■ GOAL OF THE EXERCISE ■
Keep only the lines where "with" appears.

■ GIVEN MATERIAL ■
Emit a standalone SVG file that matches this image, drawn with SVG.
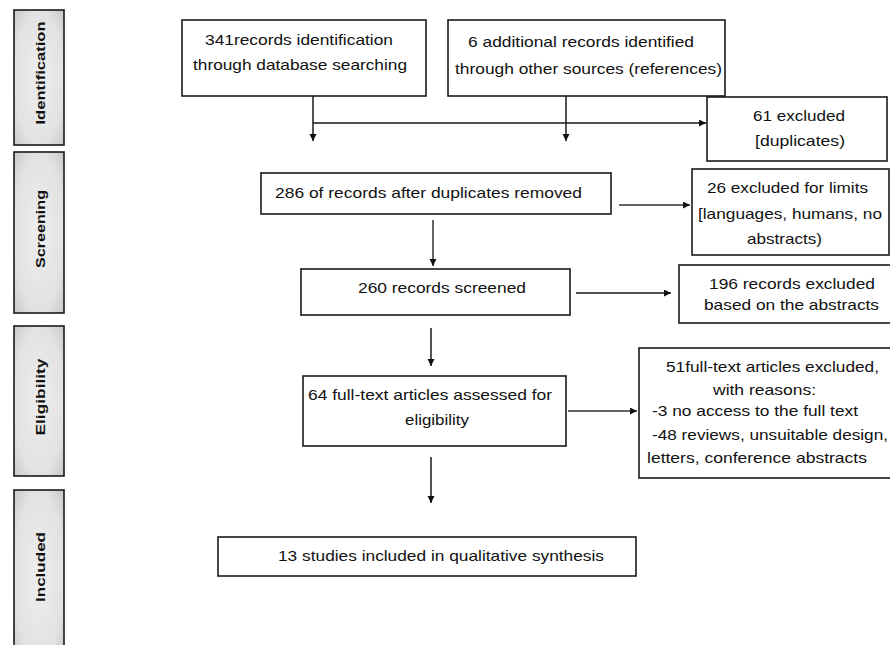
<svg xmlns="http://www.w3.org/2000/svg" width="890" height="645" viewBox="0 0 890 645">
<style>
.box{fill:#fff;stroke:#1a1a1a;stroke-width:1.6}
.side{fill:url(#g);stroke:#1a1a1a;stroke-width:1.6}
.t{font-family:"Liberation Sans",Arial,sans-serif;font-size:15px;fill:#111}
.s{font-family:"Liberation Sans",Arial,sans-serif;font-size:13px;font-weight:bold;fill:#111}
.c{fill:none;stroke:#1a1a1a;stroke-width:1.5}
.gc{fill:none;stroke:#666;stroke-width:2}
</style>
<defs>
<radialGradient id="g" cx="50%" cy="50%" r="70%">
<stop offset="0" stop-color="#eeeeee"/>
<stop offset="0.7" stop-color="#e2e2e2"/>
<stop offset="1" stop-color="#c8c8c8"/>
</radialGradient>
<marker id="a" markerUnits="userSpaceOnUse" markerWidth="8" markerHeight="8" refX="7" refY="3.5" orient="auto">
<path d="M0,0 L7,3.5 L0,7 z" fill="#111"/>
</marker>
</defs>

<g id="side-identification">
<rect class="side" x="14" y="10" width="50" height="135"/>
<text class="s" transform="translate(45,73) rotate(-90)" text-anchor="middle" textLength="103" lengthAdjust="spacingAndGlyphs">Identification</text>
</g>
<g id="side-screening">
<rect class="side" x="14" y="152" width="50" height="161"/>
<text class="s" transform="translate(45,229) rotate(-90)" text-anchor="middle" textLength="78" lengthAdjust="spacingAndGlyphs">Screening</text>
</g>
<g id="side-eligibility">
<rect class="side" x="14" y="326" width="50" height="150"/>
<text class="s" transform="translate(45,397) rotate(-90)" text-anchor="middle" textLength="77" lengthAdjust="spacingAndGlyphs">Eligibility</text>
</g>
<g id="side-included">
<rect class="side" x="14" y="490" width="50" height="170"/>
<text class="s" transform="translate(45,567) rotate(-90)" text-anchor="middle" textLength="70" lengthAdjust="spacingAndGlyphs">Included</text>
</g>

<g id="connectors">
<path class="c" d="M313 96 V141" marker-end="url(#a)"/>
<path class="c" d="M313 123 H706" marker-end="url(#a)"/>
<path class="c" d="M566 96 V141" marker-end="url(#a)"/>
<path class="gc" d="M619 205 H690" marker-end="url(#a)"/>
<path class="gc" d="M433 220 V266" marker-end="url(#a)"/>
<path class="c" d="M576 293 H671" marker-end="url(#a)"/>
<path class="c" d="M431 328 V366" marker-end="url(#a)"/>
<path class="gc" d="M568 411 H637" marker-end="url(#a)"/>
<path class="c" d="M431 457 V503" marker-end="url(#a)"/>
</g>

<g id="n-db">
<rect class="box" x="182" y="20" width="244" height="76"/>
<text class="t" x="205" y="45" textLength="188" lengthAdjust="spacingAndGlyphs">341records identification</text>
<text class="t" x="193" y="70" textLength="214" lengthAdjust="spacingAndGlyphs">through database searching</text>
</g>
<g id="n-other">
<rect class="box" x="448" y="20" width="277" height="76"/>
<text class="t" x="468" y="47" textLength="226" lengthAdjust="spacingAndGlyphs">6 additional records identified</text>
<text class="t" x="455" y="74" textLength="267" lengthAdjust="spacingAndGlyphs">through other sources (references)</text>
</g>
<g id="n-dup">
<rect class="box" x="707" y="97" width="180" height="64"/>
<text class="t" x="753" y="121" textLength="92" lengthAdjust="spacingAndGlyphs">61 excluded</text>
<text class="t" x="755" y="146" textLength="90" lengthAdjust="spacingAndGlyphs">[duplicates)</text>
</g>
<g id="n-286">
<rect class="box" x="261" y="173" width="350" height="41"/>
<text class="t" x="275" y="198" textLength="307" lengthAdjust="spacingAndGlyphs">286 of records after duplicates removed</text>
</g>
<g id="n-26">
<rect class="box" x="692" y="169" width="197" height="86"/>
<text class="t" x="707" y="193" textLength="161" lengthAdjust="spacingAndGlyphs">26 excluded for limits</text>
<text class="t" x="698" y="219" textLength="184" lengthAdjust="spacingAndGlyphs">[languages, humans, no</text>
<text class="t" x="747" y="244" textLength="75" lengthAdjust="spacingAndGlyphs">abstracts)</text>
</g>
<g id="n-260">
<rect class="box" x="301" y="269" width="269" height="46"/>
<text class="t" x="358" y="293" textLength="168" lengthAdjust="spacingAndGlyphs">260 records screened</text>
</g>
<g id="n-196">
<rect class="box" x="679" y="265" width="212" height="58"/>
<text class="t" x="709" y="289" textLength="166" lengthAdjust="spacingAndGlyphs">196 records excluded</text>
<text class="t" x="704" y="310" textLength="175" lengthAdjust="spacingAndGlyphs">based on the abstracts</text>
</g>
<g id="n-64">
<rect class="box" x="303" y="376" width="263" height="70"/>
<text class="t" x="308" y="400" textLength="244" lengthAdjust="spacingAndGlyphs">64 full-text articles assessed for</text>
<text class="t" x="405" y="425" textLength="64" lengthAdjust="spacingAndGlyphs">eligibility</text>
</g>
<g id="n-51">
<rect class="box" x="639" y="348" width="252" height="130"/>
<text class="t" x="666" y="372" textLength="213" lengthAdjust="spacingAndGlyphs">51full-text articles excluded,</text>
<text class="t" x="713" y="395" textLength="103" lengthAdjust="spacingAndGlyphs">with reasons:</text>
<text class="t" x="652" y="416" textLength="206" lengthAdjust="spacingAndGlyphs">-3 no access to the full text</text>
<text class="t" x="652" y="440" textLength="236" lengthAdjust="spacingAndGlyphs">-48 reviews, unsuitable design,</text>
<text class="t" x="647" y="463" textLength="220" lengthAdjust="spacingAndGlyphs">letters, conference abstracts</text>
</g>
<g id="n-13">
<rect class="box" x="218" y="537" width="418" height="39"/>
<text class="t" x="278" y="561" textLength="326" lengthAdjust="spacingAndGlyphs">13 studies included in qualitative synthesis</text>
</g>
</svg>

■ REPLY TO THE EXERCISE ■
Emit a standalone SVG file that matches this image, drawn with SVG.
<text class="t" x="713" y="395" textLength="103" lengthAdjust="spacingAndGlyphs">with reasons:</text>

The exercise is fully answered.